Thursday, August 25, 2005

My first night out, that wasn't fun.

Went out tonight with my roomate Kristen and a group of her friends. Some of the same kids I went out with last weekend but tonight I just didn't have a great time. I'm not really sure why, everyone that was out was perfectly friendly, didn't really treat me as an outsider or anything. It was just one of those nights where you feel like you're on the outside of something good, but the way in is just way too complicated. The way in seemed impossible or, at the very least, improbable. The risks of getting into that group of friend entails tolerating awkward silences when you made a joke that would've been funny to your friends back home but just wasn't to these kids. Getting into that group would've meant revealing some baggage, talking about friends back home, shedding light on some of the problems I left behind, putting myself out on a limb I just didn't want to be on right now. Getting in with there group would've meant taking that chance that is so difficult to take: the chance that they just won't like you. Or vice versa. People have inside jokes, people have histories together, mutual friends, mutual political ideals, can gossip about the same people. None of that scares me, none of that keeps me on the outside of them. What keeps me on the outside is the fear of not being liked. It's so simple, it's so fucking middle school. But it is what it is. I'm a week into school and don't have anybody to go out with tommorrow night (Friday), and it's a little scary.

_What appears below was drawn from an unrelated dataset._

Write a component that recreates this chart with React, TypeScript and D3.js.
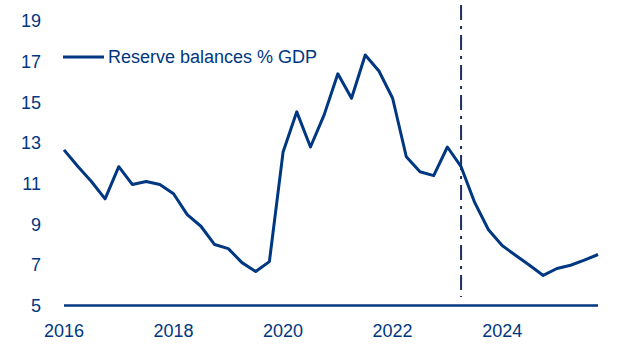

I've thought through the reasons I'm scared, the reasons I'm worried, the reasons I'm lonely and, at moments, sad. The strangest thing though, I'm still pretty happy. I realized tonight on the short walk home from being the "outsider" that I've been on the outside before. Tim, Joe, Tony, Jamal, they grew up together. They were friends before I met them that first night freshman year. They were older, they had inside jokes, mutual friends and experiences and I still became amazing friends with them. Those kids ended up some of my closest friends, despite me being an outsider. Locos. Some of those kids had waited tables for years together. They had so many memories of blurry drunken nights, hook ups and hangovers that I never believed I'd be a part of them. They had grown up together, and yet a couple months later I was not the guy on the outside, but a central and integral part of a solid and loyal group of friends. The real fact of the matter is not that I'm an outsider. I'm an INSIDER. I'm the biggest insider, with Locos and with Tim, Tony, Geoff and the gang. Despite those phenomenal, lifelong friendships, none of those guys will be here tommorrow to go out and have a few beers. That's scary, really scary. I have no doubt in my mind that I'll end up with a solid group of friends here in Chicago. It took time with everybody back home and it'll take time here, but it'll happen. I think the past couple of weeks has taught me a lot. I think back in Athens I had this notion that stress, anger, anxiety or loneliness meant you HAD to be unhappy. It doesn't. Tonight, I'm lonely but I'm not unhappy, I'm...lonely. That doesn't really mean anything. Tommorrow I'll get to school, find the couple guys I've been hanging out with a lot, bitch about the reading, and forget that last night I was lonely. Hell, we might even get some beers after class.